Sometimes it’s hard to be accommodating. Tolerance can only be stretched so far, especially when someone is determined to stretch it past the breaking point. And so it is that the Belle Plaine City Council is likely to take away the public forum area at its Veterans Memorial Park.

The area had become a battleground between those who favor allowing religious symbolism in public spaces, and those who would do anything to prevent it.

At issue is “Joe,” two-foot tall, homemade statue, a silhouette of a soldier kneeling by a cross, which had been placed next to the city’s war veterans memorial in the park. In January the city ordered the statue removed for fear someone would file a lawsuit demanding separation of church and state. Enough people protested the removal that the city council designated a free speech area, where memorials from any religion could be placed. Joe went back up, but the Satanic Temple of Salem, Mass., announced its plans to put a satanic memorial up at the park, not because they really worship Satan, they say, but to get equal treatment for atheists and non-believers.

This weekend the family that created the “Joe” sculpture took it back down just before a Christian rally against the satanic memorial plans.
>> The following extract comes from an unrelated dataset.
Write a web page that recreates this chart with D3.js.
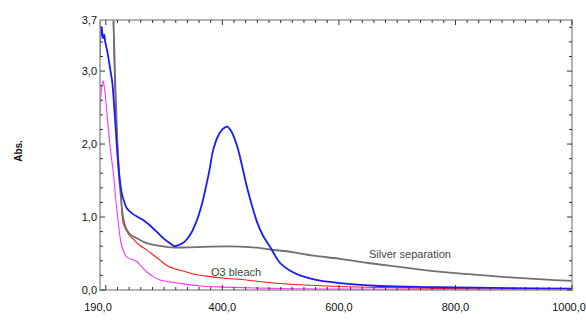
<!DOCTYPE html>
<html><head><meta charset="utf-8">
<script src="https://cdn.jsdelivr.net/npm/d3@7/dist/d3.min.js"></script>
<style>
body{margin:0;background:#fff;}
text{font-family:Arial,"Liberation Sans",sans-serif;}
</style></head>
<body><svg id="c" width="586" height="321"></svg>
<script>
// ---- data ----
const xTickValues = [190, 400, 600, 800, 1000];
const xTickLabels = ["190,0", "400,0", "600,0", "800,0", "1000,0"];
const yTickValues = [0, 1, 2, 3, 3.7];
const yTickLabels = ["0,0", "1,0", "2,0", "3,0", "3,7"];

const sampleNm  = [190,191,193,195,197,199,203,207,211,214,217,220,224,228,232,236,245,255,264,275,287,300,310,318,325,335,345,355,365,372,378,384,392,400,408,415,425,433,441,450,460,470,482,499,515,533,555,585,620,670,750,800,900,1000];
const sampleAbs = [3.2,3.5,3.6,3.45,3.5,3.4,3.25,3.05,2.85,2.55,2.2,1.85,1.5,1.3,1.2,1.12,1.05,1.0,0.96,0.89,0.80,0.70,0.64,0.60,0.615,0.66,0.76,0.93,1.18,1.42,1.65,1.91,2.1,2.2,2.24,2.18,1.98,1.73,1.45,1.18,0.92,0.74,0.59,0.37,0.27,0.20,0.15,0.11,0.08,0.055,0.04,0.035,0.025,0.02];

const silverNm  = [190,211,213.5,216,219,222,225.5,230,235,242,253,265,276,295,316,340,380,430,460,482,520,556,600,650,700,750,800,850,900,950,1000];
const silverAbs = [4.5,4.2,3.6,2.9,2.2,1.65,1.3,0.98,0.84,0.76,0.71,0.66,0.63,0.60,0.58,0.585,0.595,0.595,0.58,0.555,0.52,0.47,0.43,0.37,0.32,0.27,0.23,0.20,0.17,0.145,0.125];

const bleachNm  = [190,191,195,205,211,213,215.6,218,221.5,225.6,230,238.6,248,258.6,270,281.5,293,304,318,333,350,373,400,441,470,499,550,613,700,800,900,1000];
const bleachAbs = [3.3,3.9,4.5,4.5,4.0,3.6,2.73,2.3,1.82,1.37,0.91,0.77,0.69,0.61,0.55,0.48,0.41,0.34,0.29,0.26,0.22,0.19,0.165,0.137,0.11,0.09,0.065,0.045,0.03,0.02,0.012,0.008];

const blankNm  = [190,192,195,198,201,205,209,213,217,221,224,227,232,236,245,253,260,270,280,293,310,327,362,400,500,600,800,1000];
const blankAbs = [2.37,2.7,2.87,2.75,2.5,2.15,1.85,1.6,1.25,0.96,0.75,0.61,0.5,0.45,0.42,0.39,0.33,0.25,0.19,0.137,0.11,0.09,0.055,0.04,0.02,0.012,0.007,0.005];

const seriesNames  = ["Silver separation", "O3 bleach"];

// ---- chart ----
const svg = d3.select("#c");
const L = 100, R = 572, T = 20, B = 290;
const x = d3.scaleLinear().domain([190, 1000]).range([L, R]);
const y = d3.scaleLinear().domain([0, 3.7]).range([B, T]);

svg.append("defs").append("clipPath").attr("id","clip")
  .append("rect").attr("x",L).attr("y",T).attr("width",R-L).attr("height",B-T);

const series = [
  {nm: blankNm, abs: blankAbs, color: "#ff33ff", w: 1.1},
  {nm: bleachNm, abs: bleachAbs, color: "#ff1a1a", w: 1.1},
  {nm: silverNm, abs: silverAbs, color: "#707070", w: 1.8},
  {nm: sampleNm, abs: sampleAbs, color: "#1a1aff", w: 1.8},
];
const line = d3.line().x(d=>x(d[0])).y(d=>y(d[1])).curve(d3.curveCatmullRom.alpha(0.5));
const g = svg.append("g").attr("clip-path","url(#clip)");
series.forEach(s=>{
  g.append("path").datum(s.nm.map((v,i)=>[v,s.abs[i]]))
   .attr("d", line).attr("fill","none").attr("stroke", s.color)
   .attr("stroke-width", s.w).attr("stroke-linejoin","round");
});

// frame
svg.append("rect").attr("x",L).attr("y",T).attr("width",R-L).attr("height",B-T)
  .attr("fill","none").attr("stroke","#9a9a9a").attr("stroke-width",1.5);

// ticks
const tickCol = "#333";
const xMinor = d3.range(200, 1001, 20);
xMinor.forEach(v=>{
  const major = v % 200 === 0;
  const len = major ? 5 : 3;
  svg.append("line").attr("x1",x(v)).attr("x2",x(v)).attr("y1",B).attr("y2",B-len).attr("stroke",tickCol);
  svg.append("line").attr("x1",x(v)).attr("x2",x(v)).attr("y1",T).attr("y2",T+len).attr("stroke",tickCol);
});
const yMinor = d3.range(0, 37, 2).map(v=>v/10);
yMinor.forEach(v=>{
  const major = Math.abs(v - Math.round(v)) < 1e-9;
  const len = major ? 5 : 3;
  svg.append("line").attr("x1",L).attr("x2",L+len).attr("y1",y(v)).attr("y2",y(v)).attr("stroke",tickCol);
  svg.append("line").attr("x1",R).attr("x2",R-len).attr("y1",y(v)).attr("y2",y(v)).attr("stroke",tickCol);
});

// tick labels
xTickValues.forEach((v,i)=>{
  const dx = i===0 ? -2 : (i===xTickValues.length-1 ? -3 : 0);
  svg.append("text").attr("x", x(v) + dx).attr("y", 311).attr("text-anchor","middle")
    .attr("font-size",11).attr("fill","#111").text(xTickLabels[i]);
});
yTickValues.forEach((v,i)=>{
  svg.append("text").attr("x", 97).attr("y", y(v)).attr("dy","0.35em").attr("text-anchor","end")
    .attr("font-size",11).attr("fill","#111").text(yTickLabels[i]);
});

// axis titles
svg.append("text").attr("transform","translate(22,151) rotate(-90)").attr("text-anchor","middle")
  .attr("font-size",10).attr("font-weight","bold").attr("fill","#111").text("Abs.");
svg.append("text").attr("x",331).attr("y",328).attr("text-anchor","middle")
  .attr("font-size",11).attr("fill","#111").text("nm");

// series labels
svg.append("text").attr("x",369).attr("y",258).attr("font-size",11).attr("fill","#444").text(seriesNames[0]);
svg.append("text").attr("x",211).attr("y",276).attr("font-size",11).attr("fill","#444").text(seriesNames[1]);
</script></body></html>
And Monday, the Belle Plaine Council was planning to rescind its free speech area resolution.

That’s the problem with free speech. It applies to everyone, even those who disagree with you. It allows you to express your Christian beliefs, but it also allows those who hold to other beliefs to express theirs. This can run afoul of the fairly new right Americans seem to have adopted, the right not to be offended. Atheists and non-believers apparently take offense at the sight of a cross, so they retaliate with a monument containing a pentagram to offend Christians.

It is an all-or-nothing situation that, sadly, will result in “nothing” in the Belle Plaine Veterans Memorial Park.